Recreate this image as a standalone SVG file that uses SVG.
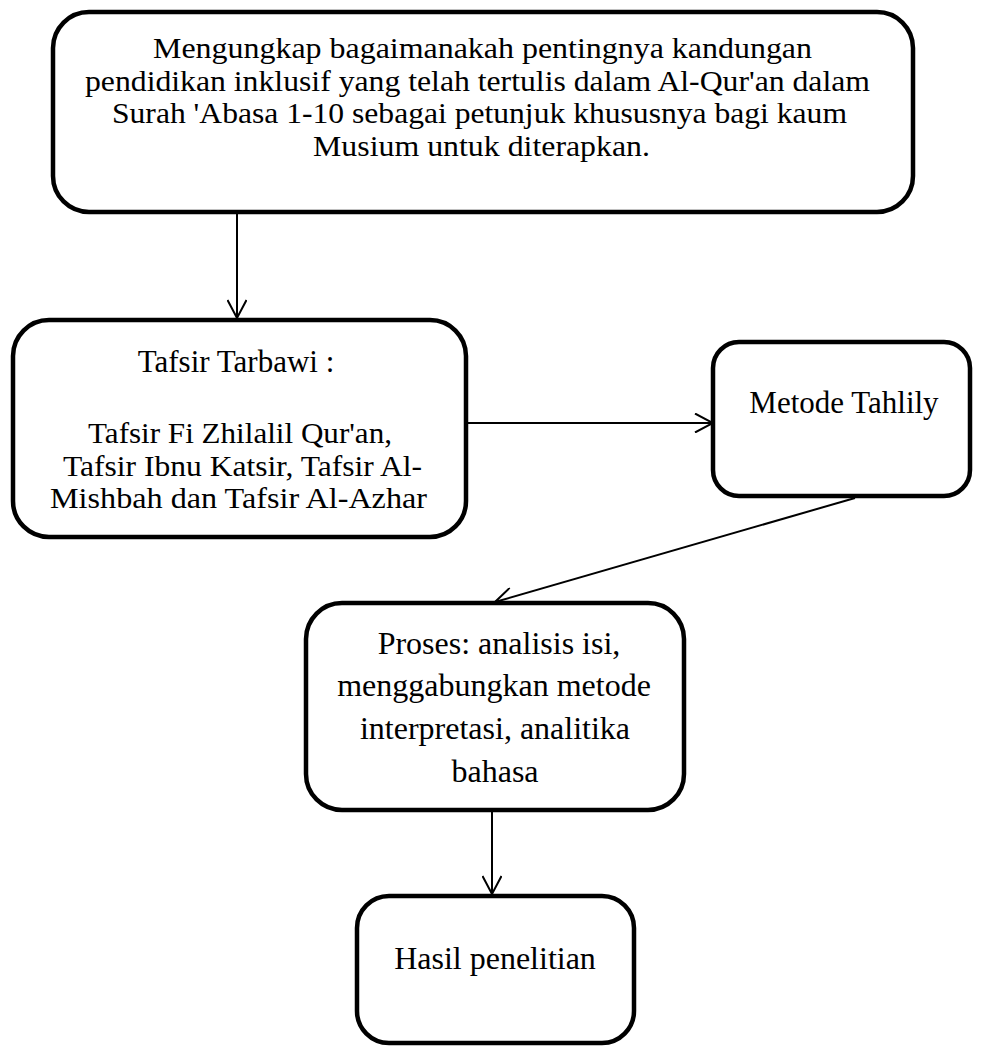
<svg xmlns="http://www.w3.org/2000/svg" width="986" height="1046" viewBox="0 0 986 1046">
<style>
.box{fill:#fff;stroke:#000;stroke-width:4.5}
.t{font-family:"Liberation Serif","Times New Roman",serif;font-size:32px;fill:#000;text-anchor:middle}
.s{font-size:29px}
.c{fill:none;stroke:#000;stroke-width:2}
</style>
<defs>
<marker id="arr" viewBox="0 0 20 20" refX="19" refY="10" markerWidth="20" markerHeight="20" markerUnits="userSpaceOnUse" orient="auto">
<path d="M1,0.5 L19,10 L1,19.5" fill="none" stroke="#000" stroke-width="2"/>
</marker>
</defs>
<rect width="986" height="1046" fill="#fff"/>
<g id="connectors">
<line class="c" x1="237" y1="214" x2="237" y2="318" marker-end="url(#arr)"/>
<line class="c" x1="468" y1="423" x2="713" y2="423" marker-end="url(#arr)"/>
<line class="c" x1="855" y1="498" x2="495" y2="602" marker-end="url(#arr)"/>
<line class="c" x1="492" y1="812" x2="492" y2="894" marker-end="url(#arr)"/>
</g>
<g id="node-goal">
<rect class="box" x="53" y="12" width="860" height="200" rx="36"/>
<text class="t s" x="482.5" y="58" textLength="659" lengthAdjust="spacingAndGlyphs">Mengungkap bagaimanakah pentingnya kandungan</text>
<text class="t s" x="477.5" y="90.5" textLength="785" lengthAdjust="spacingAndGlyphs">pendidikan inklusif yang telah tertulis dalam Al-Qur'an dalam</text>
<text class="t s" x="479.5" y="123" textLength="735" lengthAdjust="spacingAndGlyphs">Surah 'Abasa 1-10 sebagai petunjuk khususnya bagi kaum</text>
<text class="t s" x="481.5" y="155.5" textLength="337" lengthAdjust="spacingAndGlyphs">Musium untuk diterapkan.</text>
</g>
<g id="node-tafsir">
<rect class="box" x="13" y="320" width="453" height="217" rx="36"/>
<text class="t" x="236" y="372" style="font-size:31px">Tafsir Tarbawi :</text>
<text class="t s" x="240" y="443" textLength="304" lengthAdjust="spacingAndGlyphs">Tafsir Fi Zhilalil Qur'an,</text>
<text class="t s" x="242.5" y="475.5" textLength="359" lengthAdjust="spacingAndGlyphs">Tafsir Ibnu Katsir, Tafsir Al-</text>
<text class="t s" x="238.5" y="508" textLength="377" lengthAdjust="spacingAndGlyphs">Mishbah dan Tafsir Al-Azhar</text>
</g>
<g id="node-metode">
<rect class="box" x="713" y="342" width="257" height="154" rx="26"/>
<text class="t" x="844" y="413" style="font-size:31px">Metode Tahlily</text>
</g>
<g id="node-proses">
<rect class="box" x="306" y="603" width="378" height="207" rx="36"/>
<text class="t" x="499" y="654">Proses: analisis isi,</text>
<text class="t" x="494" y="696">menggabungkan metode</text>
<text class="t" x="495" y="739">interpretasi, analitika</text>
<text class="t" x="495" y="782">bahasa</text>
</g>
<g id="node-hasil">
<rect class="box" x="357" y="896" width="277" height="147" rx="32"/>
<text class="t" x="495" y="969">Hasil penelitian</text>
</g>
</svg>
--
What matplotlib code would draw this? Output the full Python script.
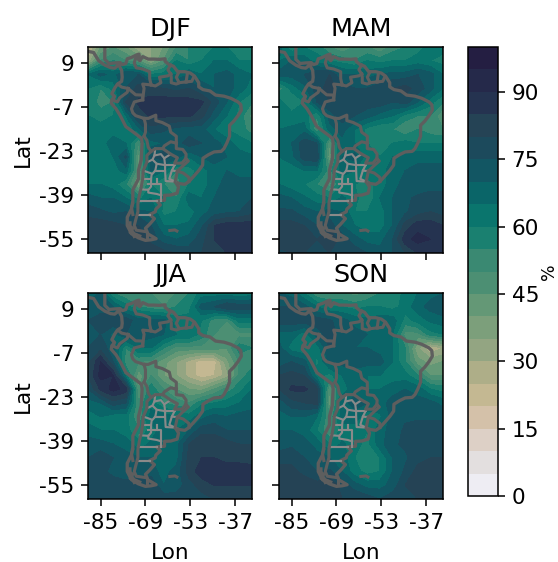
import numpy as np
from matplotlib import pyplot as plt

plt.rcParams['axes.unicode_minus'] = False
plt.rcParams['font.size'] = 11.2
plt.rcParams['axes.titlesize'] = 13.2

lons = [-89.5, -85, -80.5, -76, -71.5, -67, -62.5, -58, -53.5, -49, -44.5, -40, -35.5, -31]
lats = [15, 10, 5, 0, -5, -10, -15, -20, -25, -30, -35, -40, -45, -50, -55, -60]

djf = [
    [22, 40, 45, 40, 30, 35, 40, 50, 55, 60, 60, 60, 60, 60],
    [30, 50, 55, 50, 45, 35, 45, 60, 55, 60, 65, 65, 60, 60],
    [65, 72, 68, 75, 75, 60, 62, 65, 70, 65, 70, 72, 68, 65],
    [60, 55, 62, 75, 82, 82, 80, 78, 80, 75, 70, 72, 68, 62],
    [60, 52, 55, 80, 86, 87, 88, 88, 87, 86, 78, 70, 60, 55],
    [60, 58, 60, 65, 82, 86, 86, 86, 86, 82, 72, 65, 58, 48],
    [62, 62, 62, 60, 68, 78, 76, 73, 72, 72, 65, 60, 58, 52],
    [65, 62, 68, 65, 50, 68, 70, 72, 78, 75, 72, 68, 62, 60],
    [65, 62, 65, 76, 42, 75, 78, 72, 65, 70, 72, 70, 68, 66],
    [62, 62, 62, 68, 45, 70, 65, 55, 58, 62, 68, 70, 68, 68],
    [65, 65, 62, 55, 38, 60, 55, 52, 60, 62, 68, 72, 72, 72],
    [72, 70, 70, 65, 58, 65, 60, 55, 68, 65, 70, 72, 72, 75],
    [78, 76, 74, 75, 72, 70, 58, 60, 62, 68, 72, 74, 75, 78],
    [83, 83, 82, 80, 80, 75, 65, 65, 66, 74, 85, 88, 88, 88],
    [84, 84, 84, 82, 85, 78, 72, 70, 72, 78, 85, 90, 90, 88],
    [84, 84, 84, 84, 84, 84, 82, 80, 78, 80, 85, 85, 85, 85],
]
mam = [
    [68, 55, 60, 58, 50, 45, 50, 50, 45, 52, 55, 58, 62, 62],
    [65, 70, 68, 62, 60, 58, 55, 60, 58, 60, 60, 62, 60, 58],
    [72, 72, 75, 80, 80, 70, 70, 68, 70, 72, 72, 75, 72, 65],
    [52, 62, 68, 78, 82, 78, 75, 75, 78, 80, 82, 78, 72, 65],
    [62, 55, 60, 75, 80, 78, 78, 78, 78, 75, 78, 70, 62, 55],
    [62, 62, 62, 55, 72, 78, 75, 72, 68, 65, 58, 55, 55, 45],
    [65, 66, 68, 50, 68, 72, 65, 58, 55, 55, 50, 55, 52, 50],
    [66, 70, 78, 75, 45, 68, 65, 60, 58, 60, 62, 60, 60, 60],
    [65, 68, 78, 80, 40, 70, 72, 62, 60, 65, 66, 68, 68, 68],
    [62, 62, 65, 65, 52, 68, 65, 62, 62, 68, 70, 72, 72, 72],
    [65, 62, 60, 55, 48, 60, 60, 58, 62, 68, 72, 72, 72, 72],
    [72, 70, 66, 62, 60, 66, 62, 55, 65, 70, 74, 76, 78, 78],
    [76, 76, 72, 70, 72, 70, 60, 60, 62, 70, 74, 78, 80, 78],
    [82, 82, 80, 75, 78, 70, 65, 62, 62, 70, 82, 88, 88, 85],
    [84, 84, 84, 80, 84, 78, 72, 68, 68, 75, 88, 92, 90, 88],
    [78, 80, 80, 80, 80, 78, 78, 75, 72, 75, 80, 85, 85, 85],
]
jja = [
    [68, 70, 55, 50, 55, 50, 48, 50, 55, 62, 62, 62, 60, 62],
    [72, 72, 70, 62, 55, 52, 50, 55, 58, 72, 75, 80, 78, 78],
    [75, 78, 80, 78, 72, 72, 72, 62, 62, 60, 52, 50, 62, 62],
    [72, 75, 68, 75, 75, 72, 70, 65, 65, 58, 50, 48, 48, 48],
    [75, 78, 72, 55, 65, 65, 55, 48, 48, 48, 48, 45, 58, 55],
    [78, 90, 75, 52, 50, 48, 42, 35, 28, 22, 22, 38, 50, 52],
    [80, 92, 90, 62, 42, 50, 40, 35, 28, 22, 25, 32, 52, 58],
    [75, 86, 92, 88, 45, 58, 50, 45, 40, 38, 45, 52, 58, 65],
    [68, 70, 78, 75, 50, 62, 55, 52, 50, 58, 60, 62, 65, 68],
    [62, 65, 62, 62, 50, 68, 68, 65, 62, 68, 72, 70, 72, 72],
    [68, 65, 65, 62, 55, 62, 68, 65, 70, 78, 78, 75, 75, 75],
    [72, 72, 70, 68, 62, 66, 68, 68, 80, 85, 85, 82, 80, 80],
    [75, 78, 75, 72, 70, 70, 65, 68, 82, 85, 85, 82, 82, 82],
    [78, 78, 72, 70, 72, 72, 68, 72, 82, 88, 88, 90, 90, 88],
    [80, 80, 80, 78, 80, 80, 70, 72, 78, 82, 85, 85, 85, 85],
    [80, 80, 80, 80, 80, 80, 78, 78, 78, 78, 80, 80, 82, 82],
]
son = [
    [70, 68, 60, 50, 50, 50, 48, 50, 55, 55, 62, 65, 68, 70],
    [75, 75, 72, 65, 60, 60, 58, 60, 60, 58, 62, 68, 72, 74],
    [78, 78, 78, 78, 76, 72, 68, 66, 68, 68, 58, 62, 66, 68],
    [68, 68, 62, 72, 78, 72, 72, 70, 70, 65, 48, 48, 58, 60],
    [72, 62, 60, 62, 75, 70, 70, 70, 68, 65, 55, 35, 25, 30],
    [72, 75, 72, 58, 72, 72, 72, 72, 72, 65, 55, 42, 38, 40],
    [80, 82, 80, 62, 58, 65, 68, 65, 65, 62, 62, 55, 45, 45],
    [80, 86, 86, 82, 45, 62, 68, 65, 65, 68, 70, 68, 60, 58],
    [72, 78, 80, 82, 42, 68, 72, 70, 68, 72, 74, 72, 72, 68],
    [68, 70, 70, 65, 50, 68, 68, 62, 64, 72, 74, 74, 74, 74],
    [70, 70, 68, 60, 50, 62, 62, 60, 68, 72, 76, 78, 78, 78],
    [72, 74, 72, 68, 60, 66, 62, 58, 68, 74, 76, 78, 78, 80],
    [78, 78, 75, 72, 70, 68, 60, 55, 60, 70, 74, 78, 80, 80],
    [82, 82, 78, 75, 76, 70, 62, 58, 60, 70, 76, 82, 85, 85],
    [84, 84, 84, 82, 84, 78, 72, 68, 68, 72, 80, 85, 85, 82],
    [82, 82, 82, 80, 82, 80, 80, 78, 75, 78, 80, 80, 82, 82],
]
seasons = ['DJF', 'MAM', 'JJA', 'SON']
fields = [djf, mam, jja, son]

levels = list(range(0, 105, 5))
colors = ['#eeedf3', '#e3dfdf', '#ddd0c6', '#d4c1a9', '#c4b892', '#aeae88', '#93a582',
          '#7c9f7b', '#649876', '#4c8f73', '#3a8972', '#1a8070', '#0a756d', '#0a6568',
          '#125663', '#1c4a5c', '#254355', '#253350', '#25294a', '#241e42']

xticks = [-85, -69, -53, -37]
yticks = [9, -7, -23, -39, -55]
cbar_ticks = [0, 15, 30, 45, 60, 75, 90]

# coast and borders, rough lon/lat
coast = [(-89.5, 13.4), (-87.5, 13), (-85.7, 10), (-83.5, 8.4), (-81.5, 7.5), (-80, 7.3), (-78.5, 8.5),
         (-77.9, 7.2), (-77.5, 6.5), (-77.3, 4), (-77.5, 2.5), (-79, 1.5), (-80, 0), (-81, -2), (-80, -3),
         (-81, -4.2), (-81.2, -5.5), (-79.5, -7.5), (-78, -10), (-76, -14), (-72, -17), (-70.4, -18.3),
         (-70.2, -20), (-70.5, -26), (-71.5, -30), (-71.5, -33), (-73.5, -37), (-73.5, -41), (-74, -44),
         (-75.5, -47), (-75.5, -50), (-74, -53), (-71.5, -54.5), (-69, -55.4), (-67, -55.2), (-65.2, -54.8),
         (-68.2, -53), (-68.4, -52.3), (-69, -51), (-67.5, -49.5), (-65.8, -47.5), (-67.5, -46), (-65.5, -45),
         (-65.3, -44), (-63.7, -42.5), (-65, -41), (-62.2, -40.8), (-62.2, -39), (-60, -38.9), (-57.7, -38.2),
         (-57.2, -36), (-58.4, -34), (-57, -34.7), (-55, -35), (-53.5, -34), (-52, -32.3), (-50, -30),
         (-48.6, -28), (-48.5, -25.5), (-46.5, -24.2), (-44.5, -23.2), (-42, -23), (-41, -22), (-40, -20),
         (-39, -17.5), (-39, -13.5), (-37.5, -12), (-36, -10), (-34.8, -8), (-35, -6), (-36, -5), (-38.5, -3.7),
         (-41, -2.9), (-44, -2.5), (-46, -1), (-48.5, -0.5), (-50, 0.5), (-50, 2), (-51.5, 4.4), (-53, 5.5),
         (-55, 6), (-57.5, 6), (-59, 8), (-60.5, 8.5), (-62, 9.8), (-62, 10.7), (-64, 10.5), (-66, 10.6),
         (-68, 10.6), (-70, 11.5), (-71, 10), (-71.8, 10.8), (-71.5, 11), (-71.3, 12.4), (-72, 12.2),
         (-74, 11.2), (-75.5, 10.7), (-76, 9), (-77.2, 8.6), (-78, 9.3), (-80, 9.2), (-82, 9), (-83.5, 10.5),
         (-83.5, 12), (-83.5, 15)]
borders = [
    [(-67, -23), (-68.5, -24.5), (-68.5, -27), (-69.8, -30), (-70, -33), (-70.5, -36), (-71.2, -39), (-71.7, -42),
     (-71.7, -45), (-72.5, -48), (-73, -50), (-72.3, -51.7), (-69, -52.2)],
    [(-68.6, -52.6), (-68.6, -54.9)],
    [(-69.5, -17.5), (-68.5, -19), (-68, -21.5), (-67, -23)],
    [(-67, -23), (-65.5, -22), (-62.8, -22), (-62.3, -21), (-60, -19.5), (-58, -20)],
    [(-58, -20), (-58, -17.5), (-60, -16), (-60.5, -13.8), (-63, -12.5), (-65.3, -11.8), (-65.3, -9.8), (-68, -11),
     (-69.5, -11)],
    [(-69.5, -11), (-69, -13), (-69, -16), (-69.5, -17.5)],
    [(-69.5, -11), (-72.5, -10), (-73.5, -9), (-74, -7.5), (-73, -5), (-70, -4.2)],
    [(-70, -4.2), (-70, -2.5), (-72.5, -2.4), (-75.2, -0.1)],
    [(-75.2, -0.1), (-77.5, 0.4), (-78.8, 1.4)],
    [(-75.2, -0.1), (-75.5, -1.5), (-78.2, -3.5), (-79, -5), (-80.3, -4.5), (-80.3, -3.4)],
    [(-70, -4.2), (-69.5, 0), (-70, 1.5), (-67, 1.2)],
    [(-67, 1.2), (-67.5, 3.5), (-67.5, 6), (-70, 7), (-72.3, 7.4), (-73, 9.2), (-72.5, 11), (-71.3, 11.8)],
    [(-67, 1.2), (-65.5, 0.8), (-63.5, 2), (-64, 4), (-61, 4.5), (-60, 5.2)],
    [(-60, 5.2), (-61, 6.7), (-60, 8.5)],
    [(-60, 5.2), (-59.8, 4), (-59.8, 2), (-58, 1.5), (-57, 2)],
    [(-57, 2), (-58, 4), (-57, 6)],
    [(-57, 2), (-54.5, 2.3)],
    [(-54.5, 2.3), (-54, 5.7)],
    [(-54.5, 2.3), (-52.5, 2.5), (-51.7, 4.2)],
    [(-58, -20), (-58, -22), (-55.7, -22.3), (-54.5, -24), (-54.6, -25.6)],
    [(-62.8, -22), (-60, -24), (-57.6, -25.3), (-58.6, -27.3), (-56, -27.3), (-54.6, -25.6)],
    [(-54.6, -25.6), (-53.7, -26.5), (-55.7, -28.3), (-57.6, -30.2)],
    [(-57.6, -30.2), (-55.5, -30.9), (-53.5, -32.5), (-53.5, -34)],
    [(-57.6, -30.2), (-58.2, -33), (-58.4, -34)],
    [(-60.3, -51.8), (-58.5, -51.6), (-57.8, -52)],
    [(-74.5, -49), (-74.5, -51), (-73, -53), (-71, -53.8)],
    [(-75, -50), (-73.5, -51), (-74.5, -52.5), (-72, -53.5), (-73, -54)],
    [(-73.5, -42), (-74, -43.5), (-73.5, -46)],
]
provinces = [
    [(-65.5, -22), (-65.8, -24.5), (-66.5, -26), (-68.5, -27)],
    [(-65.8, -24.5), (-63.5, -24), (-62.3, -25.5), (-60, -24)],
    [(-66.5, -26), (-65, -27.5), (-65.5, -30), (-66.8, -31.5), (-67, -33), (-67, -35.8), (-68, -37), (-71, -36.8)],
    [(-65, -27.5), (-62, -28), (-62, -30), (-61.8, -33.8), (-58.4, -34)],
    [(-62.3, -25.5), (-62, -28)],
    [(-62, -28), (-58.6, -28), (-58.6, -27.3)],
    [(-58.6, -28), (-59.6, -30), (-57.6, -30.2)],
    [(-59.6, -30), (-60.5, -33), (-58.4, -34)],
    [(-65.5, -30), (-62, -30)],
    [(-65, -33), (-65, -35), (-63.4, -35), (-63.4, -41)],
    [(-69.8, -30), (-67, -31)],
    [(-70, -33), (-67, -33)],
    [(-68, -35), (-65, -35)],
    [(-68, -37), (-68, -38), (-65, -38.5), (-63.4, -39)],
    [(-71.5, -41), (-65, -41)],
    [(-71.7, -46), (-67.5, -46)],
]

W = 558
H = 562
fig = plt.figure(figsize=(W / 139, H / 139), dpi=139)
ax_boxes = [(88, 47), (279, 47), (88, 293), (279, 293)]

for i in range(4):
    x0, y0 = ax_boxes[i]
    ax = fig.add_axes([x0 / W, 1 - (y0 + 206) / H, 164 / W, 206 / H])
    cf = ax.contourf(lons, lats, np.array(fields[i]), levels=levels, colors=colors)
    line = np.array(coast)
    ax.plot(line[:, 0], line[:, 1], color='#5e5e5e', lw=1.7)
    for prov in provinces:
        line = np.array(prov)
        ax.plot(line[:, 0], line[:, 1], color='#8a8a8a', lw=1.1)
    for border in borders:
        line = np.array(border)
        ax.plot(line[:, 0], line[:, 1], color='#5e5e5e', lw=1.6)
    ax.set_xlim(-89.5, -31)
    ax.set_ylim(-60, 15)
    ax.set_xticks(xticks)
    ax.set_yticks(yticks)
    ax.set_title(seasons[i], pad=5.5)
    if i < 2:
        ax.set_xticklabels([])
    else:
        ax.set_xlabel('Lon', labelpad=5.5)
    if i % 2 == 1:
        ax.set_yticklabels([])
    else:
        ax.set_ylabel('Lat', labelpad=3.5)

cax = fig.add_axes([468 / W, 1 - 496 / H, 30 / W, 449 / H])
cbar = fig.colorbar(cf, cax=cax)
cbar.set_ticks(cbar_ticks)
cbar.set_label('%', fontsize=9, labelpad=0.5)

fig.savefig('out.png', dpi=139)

• EXERCISE DESCRIPTION: Transcribe the lines between the one holding "What matplotlib code" and the one holding "-50, -55, -60]", inclusive, and leave out any pictures.

• THE RESPONSE:
What matplotlib code would draw this? Output the full Python script.
import numpy as np
from matplotlib import pyplot as plt

plt.rcParams['axes.unicode_minus'] = False
plt.rcParams['font.size'] = 11.2
plt.rcParams['axes.titlesize'] = 13.2

lons = [-89.5, -85, -80.5, -76, -71.5, -67, -62.5, -58, -53.5, -49, -44.5, -40, -35.5, -31]
lats = [15, 10, 5, 0, -5, -10, -15, -20, -25, -30, -35, -40, -45, -50, -55, -60]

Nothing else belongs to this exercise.